§ **DATASET CONTENT**
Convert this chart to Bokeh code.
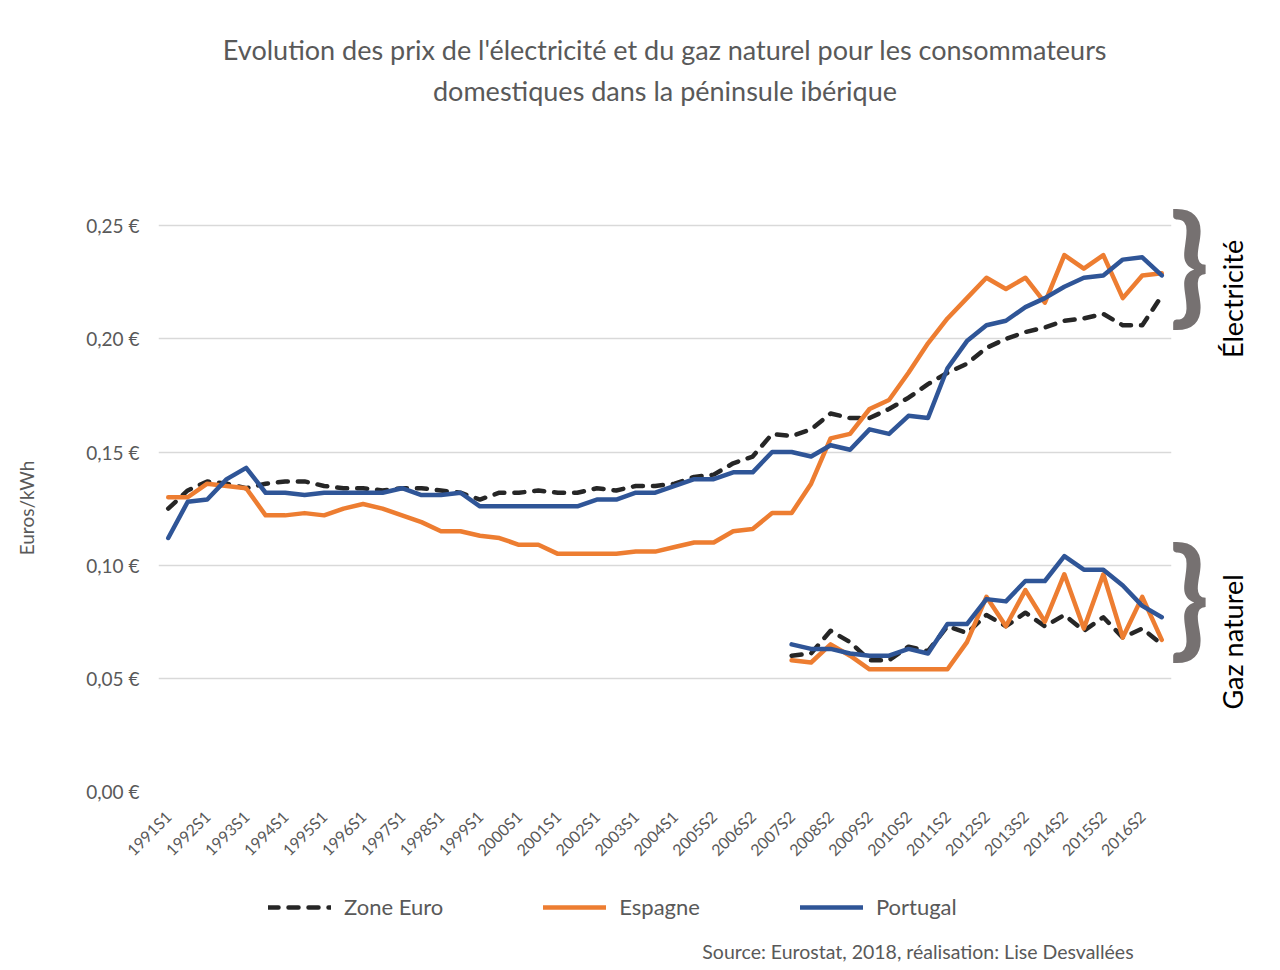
import math
from bokeh.plotting import figure
from bokeh.layouts import column
from bokeh.models import (Range1d, FixedTicker, CustomJSTickFormatter, Title,
                          Legend, LegendItem, LinearAxis, Label)
from bokeh.embed import file_html
from bokeh.resources import INLINE

# ---------------- data ----------------
periods = [
    "1991S1", "1991S2", "1992S1", "1992S2", "1993S1", "1993S2", "1994S1", "1994S2",
    "1995S1", "1995S2", "1996S1", "1996S2", "1997S1", "1997S2", "1998S1", "1998S2",
    "1999S1", "1999S2", "2000S1", "2000S2", "2001S1", "2001S2", "2002S1", "2002S2",
    "2003S1", "2003S2", "2004S1", "2004S2", "2005S2", "2006S1", "2006S2", "2007S1",
    "2007S2", "2008S1", "2008S2", "2009S1", "2009S2", "2010S1", "2010S2", "2011S1",
    "2011S2", "2012S1", "2012S2", "2013S1", "2013S2", "2014S1", "2014S2", "2015S1",
    "2015S2", "2016S1", "2016S2", "2017S1",
]

elec_zone_euro = [
    0.125, 0.133, 0.137, 0.136, 0.134, 0.136, 0.137, 0.137, 0.135, 0.134,
    0.134, 0.133, 0.134, 0.134, 0.133, 0.132, 0.129, 0.132, 0.132, 0.133,
    0.132, 0.132, 0.134, 0.133, 0.135, 0.135, 0.136, 0.139, 0.140, 0.145,
    0.148, 0.158, 0.157, 0.160, 0.167, 0.165, 0.165, 0.169, 0.174, 0.180,
    0.185, 0.189, 0.196, 0.200, 0.203, 0.205, 0.208, 0.209, 0.211, 0.206,
    0.206, 0.219,
]
elec_espagne = [
    0.130, 0.130, 0.136, 0.135, 0.134, 0.122, 0.122, 0.123, 0.122, 0.125,
    0.127, 0.125, 0.122, 0.119, 0.115, 0.115, 0.113, 0.112, 0.109, 0.109,
    0.105, 0.105, 0.105, 0.105, 0.106, 0.106, 0.108, 0.110, 0.110, 0.115,
    0.116, 0.123, 0.123, 0.136, 0.156, 0.158, 0.169, 0.173, 0.185, 0.198,
    0.209, 0.218, 0.227, 0.222, 0.227, 0.216, 0.237, 0.231, 0.237, 0.218,
    0.228, 0.229,
]
elec_portugal = [
    0.112, 0.128, 0.129, 0.138, 0.143, 0.132, 0.132, 0.131, 0.132, 0.132,
    0.132, 0.132, 0.134, 0.131, 0.131, 0.132, 0.126, 0.126, 0.126, 0.126,
    0.126, 0.126, 0.129, 0.129, 0.132, 0.132, 0.135, 0.138, 0.138, 0.141,
    0.141, 0.150, 0.150, 0.148, 0.153, 0.151, 0.160, 0.158, 0.166, 0.165,
    0.187, 0.199, 0.206, 0.208, 0.214, 0.218, 0.223, 0.227, 0.228, 0.235,
    0.236, 0.228,
]

gas_periods = periods[32:]
gas_zone_euro = [0.060, 0.061, 0.071, 0.066, 0.058, 0.058, 0.064, 0.062, 0.073, 0.070,
                 0.078, 0.073, 0.079, 0.073, 0.078, 0.071, 0.077, 0.068, 0.072, 0.065]
gas_espagne = [0.058, 0.057, 0.065, 0.060, 0.054, 0.054, 0.054, 0.054, 0.054, 0.066,
               0.086, 0.073, 0.089, 0.075, 0.096, 0.072, 0.096, 0.068, 0.086, 0.067]
gas_portugal = [0.065, 0.063, 0.063, 0.061, 0.060, 0.060, 0.063, 0.061, 0.074, 0.074,
                0.085, 0.084, 0.093, 0.093, 0.104, 0.098, 0.098, 0.091, 0.082, 0.077]

y_ticks = [0.0, 0.05, 0.10, 0.15, 0.20, 0.25]
series_names = ["Zone Euro", "Espagne", "Portugal"]
group_names = ["Électricité", "Gaz naturel"]
y_title = "Euros/kWh"

title_lines = ["Evolution des prix de l'électricité et du gaz naturel pour les consommateurs",
               "domestiques dans la péninsule ibérique"]
source_text = "Source: Eurostat, 2018, réalisation: Lise Desvallées"

# ---------------- styling / geometry ----------------
FONT = "Lato"
GRAY = "#595959"
C_ZONE = "#262626"
C_ESP = "#ED7D31"
C_POR = "#2F5597"
BRACE = "#767171"
LW = 4.5
DASH = "10 10"

Y_TOP = 0.30            # blank head-room above the 0,25 gridline (no tick there)
ML, MT, FW, FH = 155, 112, 1013, 679
MR, MB = 104, 70
W = ML + FW + MR
H2 = 100                # strip under the chart: legend + source

n = len(periods)
x_all = list(range(n))
x_gas = [periods.index(p) for p in gas_periods]

p = figure(frame_width=FW, frame_height=FH, output_backend="svg", toolbar_location=None,
           title=None,
           min_border_left=ML, min_border_right=MR, min_border_top=MT, min_border_bottom=MB,
           x_range=Range1d(-0.5, n - 0.5), y_range=Range1d(0, Y_TOP))
p.outline_line_color = None
p.background_fill_color = "white"
p.border_fill_color = "white"

# annotation placement (in y units): braces, group labels, y title
brace_pos = [0.235, 0.0875]
group_pos = [0.1915, 0.0362]
y_title_pos = [0.1462]

# grid & axes
p.xgrid.grid_line_color = None
p.ygrid.grid_line_color = "#d9d9d9"
p.ygrid.grid_line_width = 1.5
p.yaxis.ticker = FixedTicker(ticks=y_ticks)
p.yaxis.formatter = CustomJSTickFormatter(code="return tick.toFixed(2).replace('.', ',') + ' €';")
p.xaxis.ticker = FixedTicker(ticks=list(range(0, n, 2)))
p.xaxis.major_label_overrides = {i: periods[i] for i in range(0, n, 2)}
p.xaxis.major_label_orientation = math.pi / 4

ytitle_axis = LinearAxis(ticker=FixedTicker(ticks=y_title_pos),
                         major_label_overrides={y_title_pos[0]: y_title})
p.add_layout(ytitle_axis, "left")
brace_axis = LinearAxis(ticker=FixedTicker(ticks=brace_pos),
                        major_label_overrides={v: "}" for v in brace_pos})
group_axis = LinearAxis(ticker=FixedTicker(ticks=group_pos),
                        major_label_overrides={v: t for v, t in zip(group_pos, group_names)})
p.add_layout(brace_axis, "right")
p.add_layout(group_axis, "right")

for ax in (p.xaxis[0], p.yaxis[0], ytitle_axis, brace_axis, group_axis):
    ax.axis_line_color = None
    ax.major_tick_line_color = None
    ax.minor_tick_line_color = None
    ax.major_label_text_font = FONT
    ax.major_label_text_color = GRAY

ytitle_axis.major_label_text_font_size = "19px"
ytitle_axis.major_label_orientation = math.pi / 2
ytitle_axis.major_label_standoff = 51

brace_axis.major_label_text_font_size = "130px"
brace_axis.major_label_text_font_style = "bold"
brace_axis.major_label_text_color = BRACE
brace_axis.major_label_standoff = -8
group_axis.major_label_text_font_size = "27px"
group_axis.major_label_text_color = "black"
group_axis.major_label_orientation = math.pi / 2
group_axis.major_label_standoff = 14

p.yaxis[0].major_label_text_font_size = "19px"
p.yaxis[0].major_label_standoff = 13
p.xaxis.major_label_text_font_size = "16px"
p.xaxis.major_label_standoff = 16

p.line(x_all, elec_zone_euro, line_color=C_ZONE, line_width=LW,
       line_dash=DASH, line_cap="round", line_join="round")
p.line(x_all, elec_espagne, line_color=C_ESP, line_width=LW,
       line_cap="round", line_join="round")
p.line(x_all, elec_portugal, line_color=C_POR, line_width=LW,
       line_cap="round", line_join="round")
p.line(x_gas, gas_zone_euro, line_color=C_ZONE, line_width=LW,
       line_dash=DASH, line_cap="round", line_join="round")
p.line(x_gas, gas_espagne, line_color=C_ESP, line_width=LW,
       line_cap="round", line_join="round")
p.line(x_gas, gas_portugal, line_color=C_POR, line_width=LW,
       line_cap="round", line_join="round")

# title (line nearest the frame is added first)
p.add_layout(Title(text=title_lines[1], align="center", standoff=12,
                   text_font=FONT, text_font_size="27px", text_font_style="normal",
                   text_color=GRAY), "above")
p.add_layout(Title(text=title_lines[0], align="center", standoff=0,
                   text_font=FONT, text_font_size="27px", text_font_style="normal",
                   text_color=GRAY), "above")

# ---------------- strip with legend and source ----------------
# (its frame is aligned with the chart frame by the column layout; units = pixels)
p2 = figure(width=W, height=H2, output_backend="svg", toolbar_location=None, title=None,
            x_axis_location=None, y_axis_location=None, min_border=0,
            x_range=Range1d(0, FW), y_range=Range1d(0, H2))
p2.grid.visible = False
p2.outline_line_color = None
p2.background_fill_color = "white"
p2.border_fill_color = "white"

nan = [float("nan")]   # legend-only renderers: nothing to draw in the strip itself
s_zone = p2.line(x=nan, y=nan, line_color=C_ZONE, line_width=LW, line_dash=DASH,
                 line_cap="round")
s_esp = p2.line(x=nan, y=nan, line_color=C_ESP, line_width=LW, line_cap="round")
s_por = p2.line(x=nan, y=nan, line_color=C_POR, line_width=LW, line_cap="round")

legend = Legend(items=[LegendItem(label=series_names[0], renderers=[s_zone]),
                       LegendItem(label=series_names[1], renderers=[s_esp]),
                       LegendItem(label=series_names[2], renderers=[s_por])],
                orientation="horizontal", location=(110, 48),
                glyph_width=63, glyph_height=20, label_standoff=13, spacing=100,
                padding=0, margin=0, border_line_alpha=0, background_fill_alpha=0,
                label_text_font=FONT, label_text_font_size="22px",
                label_text_color=GRAY)
p2.add_layout(legend)

p2.add_layout(Label(x=978, y=17, text=source_text, text_align="right",
                    text_baseline="middle", text_font=FONT, text_font_size="19.5px",
                    text_color=GRAY))

open("out.html", "w").write(file_html(column(p, p2, spacing=0), INLINE))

§ **THE EXERCISE**
Find every line with the word "code" and state how many there are, with no other words.

§ **COMPLETE ANSWER**
2